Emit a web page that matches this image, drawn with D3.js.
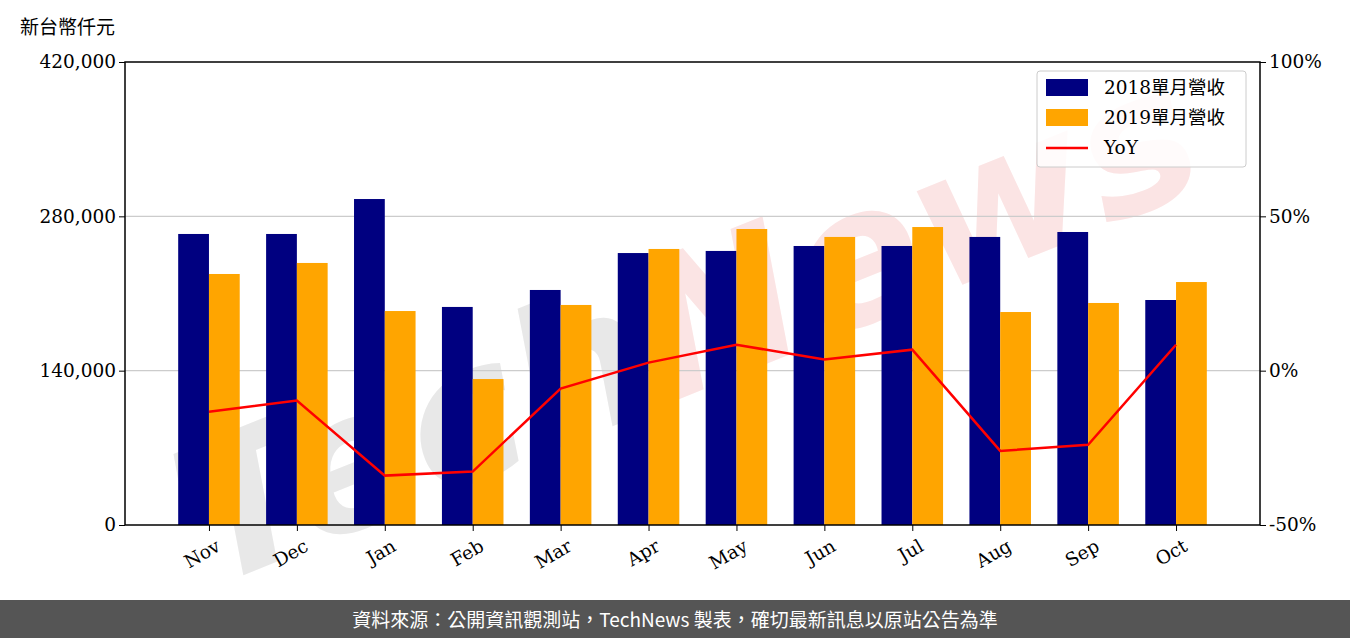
<!DOCTYPE html>
<html><head><meta charset="utf-8">
<script src="https://cdn.jsdelivr.net/npm/d3@7/dist/d3.min.js"></script>
<style>body{margin:0;background:#fff}</style></head>
<body><svg id="c" width="1350" height="638"></svg>
<script>
const categories=["Nov","Dec","Jan","Feb","Mar","Apr","May","Jun","Jul","Aug","Sep","Oct"];
const rev2018=[264000,264000,295700,197800,213200,246700,248600,253100,253100,261300,265800,204100];
const rev2019=[227700,237700,194100,132400,199600,250400,268500,261300,270300,193200,201400,220400];
const yoy=[-13.3,-9.7,-34,-32.7,-5.8,2.6,8.4,3.6,6.8,-26,-24,8.4];
const leftTicks=[0,140000,280000,420000];
const rightTicks=[-50,0,50,100];
const svg=d3.select("#c");
const L=125,R=1260,T=62,B=525;
const serif="'DejaVu Serif',serif", cjk="'Noto Sans CJK TC',sans-serif";
const x=d3.scaleLinear().domain([-0.955,11.955]).range([L,R]);
const y=d3.scaleLinear().domain([0,420000]).range([B,T]);
const y2=d3.scaleLinear().domain([-50,100]).range([B,T]);
const bw=0.35;
// watermark
const wm=svg.append("text").attr("x",690).attr("y",390).attr("text-anchor","middle")
 .attr("transform","rotate(-22,690,330)")
 .attr("font-family","'DejaVu Sans',sans-serif").attr("font-size",190).attr("font-style","italic").attr("font-weight","bold")
 .attr("textLength",1080).attr("lengthAdjust","spacingAndGlyphs");
wm.append("tspan").attr("fill","#e8e8e8").text("Tech");
wm.append("tspan").attr("fill","#fbe4e4").text("News");
svg.selectAll(".g").data([140000,280000]).join("line").attr("x1",L).attr("x2",R)
 .attr("y1",d=>y(d)).attr("y2",d=>y(d)).attr("stroke","#ccc").attr("stroke-width",1.2);
svg.selectAll(".b1").data(rev2018).join("rect").attr("x",(d,i)=>x(i-bw)).attr("width",x(bw)-x(0))
 .attr("y",d=>y(d)).attr("height",d=>B-y(d)).attr("fill","#000080");
svg.selectAll(".b2").data(rev2019).join("rect").attr("x",(d,i)=>x(i)).attr("width",x(bw)-x(0))
 .attr("y",d=>y(d)).attr("height",d=>B-y(d)).attr("fill","#FFA500");
svg.append("path").datum(yoy).attr("d",d3.line().x((d,i)=>x(i)).y(d=>y2(d)))
 .attr("fill","none").attr("stroke","red").attr("stroke-width",2.5);
svg.append("rect").attr("x",L).attr("y",T).attr("width",R-L).attr("height",B-T).attr("fill","none").attr("stroke","#000").attr("stroke-width",1.5);
const la=svg.append("g").attr("transform",`translate(${L},0)`).call(d3.axisLeft(y).tickValues(leftTicks).tickFormat(d3.format(",")).tickSizeOuter(0));
const ra=svg.append("g").attr("transform",`translate(${R},0)`).call(d3.axisRight(y2).tickValues(rightTicks).tickFormat(d=>d+"%").tickSizeOuter(0));
const ba=svg.append("g").attr("transform",`translate(0,${B})`).call(d3.axisBottom(x).tickValues(d3.range(12)).tickFormat(i=>categories[i]).tickSizeOuter(0));
[la,ra,ba].forEach(a=>{a.select(".domain").remove();a.selectAll("text").attr("font-family",serif).attr("font-size",18.5).attr("fill","#000");a.selectAll("line").attr("stroke","#000");});
ba.selectAll("text").attr("text-anchor","end").attr("dx","-0.1em").attr("dy","1.0em").attr("transform","rotate(-30)");
svg.append("text").attr("x",20).attr("y",34).attr("font-family",cjk).attr("font-size",19).text("新台幣仟元");
// legend
const lg=svg.append("g");
lg.append("rect").attr("x",1037).attr("y",71).attr("width",209).attr("height",96).attr("fill","#fff").attr("fill-opacity",0.85).attr("stroke","#ccc").attr("rx",3);
const items=[["2018單月營收","#000080","r"],["2019單月營收","#FFA500","r"],["YoY","red","l"]];
items.forEach((it,i)=>{const yy=88+i*30;
 if(it[2]=="r")lg.append("rect").attr("x",1046).attr("y",yy-9).attr("width",42).attr("height",17).attr("fill",it[1]);
 else lg.append("line").attr("x1",1046).attr("x2",1088).attr("y1",yy).attr("y2",yy).attr("stroke",it[1]).attr("stroke-width",2.5);
 lg.append("text").attr("x",1104).attr("y",yy+6).attr("font-family",serif+","+cjk).attr("font-size",18.5).text(it[0]);});
svg.append("rect").attr("x",0).attr("y",600).attr("width",1350).attr("height",38).attr("fill","#555");
svg.append("text").attr("x",675).attr("y",627).attr("text-anchor","middle").attr("font-family",cjk).attr("font-size",19).attr("fill","#fff")
 .text("資料來源：公開資訊觀測站，TechNews 製表，確切最新訊息以原站公告為準");
</script></body></html>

------------------------------------

**Exercise brief**
Repeat verbatim all the material, but not the pictures.

**Task response**
Emit a web page that matches this image, drawn with D3.js.
<!DOCTYPE html>
<html><head><meta charset="utf-8">
<script src="https://cdn.jsdelivr.net/npm/d3@7/dist/d3.min.js"></script>
<style>body{margin:0;background:#fff}</style></head>
<body><svg id="c" width="1350" height="638"></svg>
<script>
const categories=["Nov","Dec","Jan","Feb","Mar","Apr","May","Jun","Jul","Aug","Sep","Oct"];
const rev2018=[264000,264000,295700,197800,213200,246700,248600,253100,253100,261300,265800,204100];
const rev2019=[227700,237700,194100,132400,199600,250400,268500,261300,270300,193200,201400,220400];
const yoy=[-13.3,-9.7,-34,-32.7,-5.8,2.6,8.4,3.6,6.8,-26,-24,8.4];
const leftTicks=[0,140000,280000,420000];
const rightTicks=[-50,0,50,100];
const svg=d3.select("#c");
const L=125,R=1260,T=62,B=525;
const serif="'DejaVu Serif',serif", cjk="'Noto Sans CJK TC',sans-serif";
const x=d3.scaleLinear().domain([-0.955,11.955]).range([L,R]);
const y=d3.scaleLinear().domain([0,420000]).range([B,T]);
const y2=d3.scaleLinear().domain([-50,100]).range([B,T]);
const bw=0.35;
// watermark
const wm=svg.append("text").attr("x",690).attr("y",390).attr("text-anchor","middle")
 .attr("transform","rotate(-22,690,330)")
 .attr("font-family","'DejaVu Sans',sans-serif").attr("font-size",190).attr("font-style","italic").attr("font-weight","bold")
 .attr("textLength",1080).attr("lengthAdjust","spacingAndGlyphs");
wm.append("tspan").attr("fill","#e8e8e8").text("Tech");
wm.append("tspan").attr("fill","#fbe4e4").text("News");
svg.selectAll(".g").data([140000,280000]).join("line").attr("x1",L).attr("x2",R)
 .attr("y1",d=>y(d)).attr("y2",d=>y(d)).attr("stroke","#ccc").attr("stroke-width",1.2);
svg.selectAll(".b1").data(rev2018).join("rect").attr("x",(d,i)=>x(i-bw)).attr("width",x(bw)-x(0))
 .attr("y",d=>y(d)).attr("height",d=>B-y(d)).attr("fill","#000080");
svg.selectAll(".b2").data(rev2019).join("rect").attr("x",(d,i)=>x(i)).attr("width",x(bw)-x(0))
 .attr("y",d=>y(d)).attr("height",d=>B-y(d)).attr("fill","#FFA500");
svg.append("path").datum(yoy).attr("d",d3.line().x((d,i)=>x(i)).y(d=>y2(d)))
 .attr("fill","none").attr("stroke","red").attr("stroke-width",2.5);
svg.append("rect").attr("x",L).attr("y",T).attr("width",R-L).attr("height",B-T).attr("fill","none").attr("stroke","#000").attr("stroke-width",1.5);
const la=svg.append("g").attr("transform",`translate(${L},0)`).call(d3.axisLeft(y).tickValues(leftTicks).tickFormat(d3.format(",")).tickSizeOuter(0));
const ra=svg.append("g").attr("transform",`translate(${R},0)`).call(d3.axisRight(y2).tickValues(rightTicks).tickFormat(d=>d+"%").tickSizeOuter(0));
const ba=svg.append("g").attr("transform",`translate(0,${B})`).call(d3.axisBottom(x).tickValues(d3.range(12)).tickFormat(i=>categories[i]).tickSizeOuter(0));
[la,ra,ba].forEach(a=>{a.select(".domain").remove();a.selectAll("text").attr("font-family",serif).attr("font-size",18.5).attr("fill","#000");a.selectAll("line").attr("stroke","#000");});
ba.selectAll("text").attr("text-anchor","end").attr("dx","-0.1em").attr("dy","1.0em").attr("transform","rotate(-30)");
svg.append("text").attr("x",20).attr("y",34).attr("font-family",cjk).attr("font-size",19).text("新台幣仟元");
// legend
const lg=svg.append("g");
lg.append("rect").attr("x",1037).attr("y",71).attr("width",209).attr("height",96).attr("fill","#fff").attr("fill-opacity",0.85).attr("stroke","#ccc").attr("rx",3);
const items=[["2018單月營收","#000080","r"],["2019單月營收","#FFA500","r"],["YoY","red","l"]];
items.forEach((it,i)=>{const yy=88+i*30;
 if(it[2]=="r")lg.append("rect").attr("x",1046).attr("y",yy-9).attr("width",42).attr("height",17).attr("fill",it[1]);
 else lg.append("line").attr("x1",1046).attr("x2",1088).attr("y1",yy).attr("y2",yy).attr("stroke",it[1]).attr("stroke-width",2.5);
 lg.append("text").attr("x",1104).attr("y",yy+6).attr("font-family",serif+","+cjk).attr("font-size",18.5).text(it[0]);});
svg.append("rect").attr("x",0).attr("y",600).attr("width",1350).attr("height",38).attr("fill","#555");
svg.append("text").attr("x",675).attr("y",627).attr("text-anchor","middle").attr("font-family",cjk).attr("font-size",19).attr("fill","#fff")
 .text("資料來源：公開資訊觀測站，TechNews 製表，確切最新訊息以原站公告為準");
</script></body></html>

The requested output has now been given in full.